# Information shown start

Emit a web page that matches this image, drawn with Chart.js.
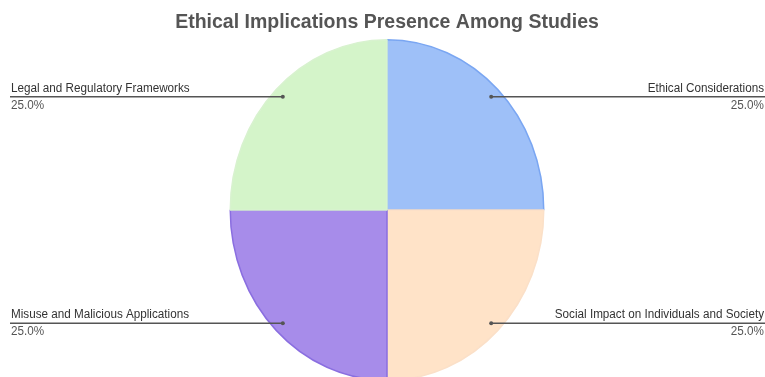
<!DOCTYPE html>
<html>
<head>
<meta charset="utf-8">
<title>Ethical Implications Presence Among Studies</title>
<script src="https://cdn.jsdelivr.net/npm/chart.js@4/dist/chart.umd.min.js"></script>
<style>
  html, body { margin: 0; padding: 0; background: #ffffff; }
  #wrap { width: 765px; height: 377px; position: relative; }
</style>
</head>
<body>
<div id="wrap"><canvas id="chart"></canvas></div>
<script>
// Categories and their share of studies
const categories = [
  'Ethical Considerations',
  'Social Impact on Individuals and Society',
  'Misuse and Malicious Applications',
  'Legal and Regulatory Frameworks'
];
const studyShares = [25, 25, 25, 25];
const fillColors = ['#9ec0f8', '#ffe3c8', '#a78cea', '#d4f4c9'];
const edgeColors = ['#7aa6f2', '#fbe0c8', '#8a6ee0', '#d8f2cf'];

// The pie is drawn slightly taller than wide
const VERTICAL_STRETCH = 1.086;
const FONT = '"Liberation Sans", Arial, sans-serif';

const stretchPie = {
  id: 'stretchPie',
  beforeDatasetsDraw(chart) {
    const arc = chart.getDatasetMeta(0).data[0];
    const ctx = chart.ctx;
    ctx.save();
    ctx.translate(arc.x, arc.y);
    ctx.scale(1, VERTICAL_STRETCH);
    ctx.translate(-arc.x, -arc.y);
  },
  afterDatasetsDraw(chart) {
    chart.ctx.restore();
  }
};

// Text drawn with the same vertical stretch as the pie
function tallText(ctx, text, x, y) {
  ctx.save();
  ctx.translate(x, y);
  ctx.scale(1, VERTICAL_STRETCH);
  ctx.fillText(text, 0, 0);
  ctx.restore();
}

// Leader lines running out to the canvas edges, with name and percentage
const leaderLabels = {
  id: 'leaderLabels',
  afterDatasetsDraw(chart) {
    const ctx = chart.ctx;
    const meta = chart.getDatasetMeta(0);
    const values = chart.data.datasets[0].data;
    const total = values.reduce((s, v) => s + v, 0);
    const W = chart.width;
    ctx.save();
    meta.data.forEach((arc, i) => {
      const mid = (arc.startAngle + arc.endAngle) / 2;
      const r = arc.outerRadius * 0.94;
      const px = arc.x + Math.cos(mid) * r;
      const py = arc.y + Math.sin(mid) * r * VERTICAL_STRETCH;
      const right = Math.cos(mid) >= 0;
      const endX = right ? W : 10;

      ctx.strokeStyle = '#555555';
      ctx.lineWidth = 1.5;
      ctx.beginPath();
      ctx.moveTo(px, py);
      ctx.lineTo(endX, py);
      ctx.stroke();

      ctx.fillStyle = '#555555';
      ctx.beginPath();
      ctx.arc(px, py, 2, 0, Math.PI * 2);
      ctx.fill();

      const textX = right ? W - 1 : 11;
      ctx.textAlign = right ? 'right' : 'left';
      ctx.font = '11.7px ' + FONT;
      ctx.textBaseline = 'alphabetic';
      ctx.fillStyle = '#333333';
      tallText(ctx, chart.data.labels[i], textX, py - 5);
      ctx.fillStyle = '#555555';
      tallText(ctx, (values[i] / total * 100).toFixed(1) + '%', textX, py + 12);
    });
    ctx.restore();
  }
};

new Chart(document.getElementById('chart'), {
  type: 'pie',
  data: {
    labels: categories,
    datasets: [{
      data: studyShares,
      backgroundColor: fillColors,
      borderColor: edgeColors,
      borderWidth: 1.5,
      clip: false
    }]
  },
  options: {
    responsive: true,
    maintainAspectRatio: false,
    animation: false,
    layout: { padding: { left: 9, right: 0, top: 0, bottom: 9.5 } },
    plugins: {
      legend: { display: false },
      tooltip: { enabled: false },
      title: {
        display: true,
        text: 'Ethical Implications Presence Among Studies',
        color: '#555555',
        font: { family: FONT, size: 19.5, weight: 'bold', lineHeight: 1.2 },
        padding: { top: 11, bottom: 18.1 }
      }
    }
  },
  plugins: [stretchPie, leaderLabels]
});
</script>
</body>
</html>
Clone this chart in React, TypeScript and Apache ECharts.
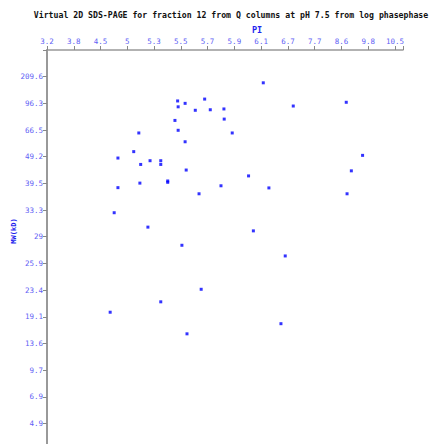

# Information shown end

» **Task objective**
Transcribe every line in the entries above, taking out only the images.

» **Response to this exercise**
Emit a web page that matches this image, drawn with Chart.js.
<!DOCTYPE html>
<html>
<head>
<meta charset="utf-8">
<title>Ethical Implications Presence Among Studies</title>
<script src="https://cdn.jsdelivr.net/npm/chart.js@4/dist/chart.umd.min.js"></script>
<style>
  html, body { margin: 0; padding: 0; background: #ffffff; }
  #wrap { width: 765px; height: 377px; position: relative; }
</style>
</head>
<body>
<div id="wrap"><canvas id="chart"></canvas></div>
<script>
// Categories and their share of studies
const categories = [
  'Ethical Considerations',
  'Social Impact on Individuals and Society',
  'Misuse and Malicious Applications',
  'Legal and Regulatory Frameworks'
];
const studyShares = [25, 25, 25, 25];
const fillColors = ['#9ec0f8', '#ffe3c8', '#a78cea', '#d4f4c9'];
const edgeColors = ['#7aa6f2', '#fbe0c8', '#8a6ee0', '#d8f2cf'];

// The pie is drawn slightly taller than wide
const VERTICAL_STRETCH = 1.086;
const FONT = '"Liberation Sans", Arial, sans-serif';

const stretchPie = {
  id: 'stretchPie',
  beforeDatasetsDraw(chart) {
    const arc = chart.getDatasetMeta(0).data[0];
    const ctx = chart.ctx;
    ctx.save();
    ctx.translate(arc.x, arc.y);
    ctx.scale(1, VERTICAL_STRETCH);
    ctx.translate(-arc.x, -arc.y);
  },
  afterDatasetsDraw(chart) {
    chart.ctx.restore();
  }
};

// Text drawn with the same vertical stretch as the pie
function tallText(ctx, text, x, y) {
  ctx.save();
  ctx.translate(x, y);
  ctx.scale(1, VERTICAL_STRETCH);
  ctx.fillText(text, 0, 0);
  ctx.restore();
}

// Leader lines running out to the canvas edges, with name and percentage
const leaderLabels = {
  id: 'leaderLabels',
  afterDatasetsDraw(chart) {
    const ctx = chart.ctx;
    const meta = chart.getDatasetMeta(0);
    const values = chart.data.datasets[0].data;
    const total = values.reduce((s, v) => s + v, 0);
    const W = chart.width;
    ctx.save();
    meta.data.forEach((arc, i) => {
      const mid = (arc.startAngle + arc.endAngle) / 2;
      const r = arc.outerRadius * 0.94;
      const px = arc.x + Math.cos(mid) * r;
      const py = arc.y + Math.sin(mid) * r * VERTICAL_STRETCH;
      const right = Math.cos(mid) >= 0;
      const endX = right ? W : 10;

      ctx.strokeStyle = '#555555';
      ctx.lineWidth = 1.5;
      ctx.beginPath();
      ctx.moveTo(px, py);
      ctx.lineTo(endX, py);
      ctx.stroke();

      ctx.fillStyle = '#555555';
      ctx.beginPath();
      ctx.arc(px, py, 2, 0, Math.PI * 2);
      ctx.fill();

      const textX = right ? W - 1 : 11;
      ctx.textAlign = right ? 'right' : 'left';
      ctx.font = '11.7px ' + FONT;
      ctx.textBaseline = 'alphabetic';
      ctx.fillStyle = '#333333';
      tallText(ctx, chart.data.labels[i], textX, py - 5);
      ctx.fillStyle = '#555555';
      tallText(ctx, (values[i] / total * 100).toFixed(1) + '%', textX, py + 12);
    });
    ctx.restore();
  }
};

new Chart(document.getElementById('chart'), {
  type: 'pie',
  data: {
    labels: categories,
    datasets: [{
      data: studyShares,
      backgroundColor: fillColors,
      borderColor: edgeColors,
      borderWidth: 1.5,
      clip: false
    }]
  },
  options: {
    responsive: true,
    maintainAspectRatio: false,
    animation: false,
    layout: { padding: { left: 9, right: 0, top: 0, bottom: 9.5 } },
    plugins: {
      legend: { display: false },
      tooltip: { enabled: false },
      title: {
        display: true,
        text: 'Ethical Implications Presence Among Studies',
        color: '#555555',
        font: { family: FONT, size: 19.5, weight: 'bold', lineHeight: 1.2 },
        padding: { top: 11, bottom: 18.1 }
      }
    }
  },
  plugins: [stretchPie, leaderLabels]
});
</script>
</body>
</html>
Clone this chart in React, TypeScript and Apache ECharts.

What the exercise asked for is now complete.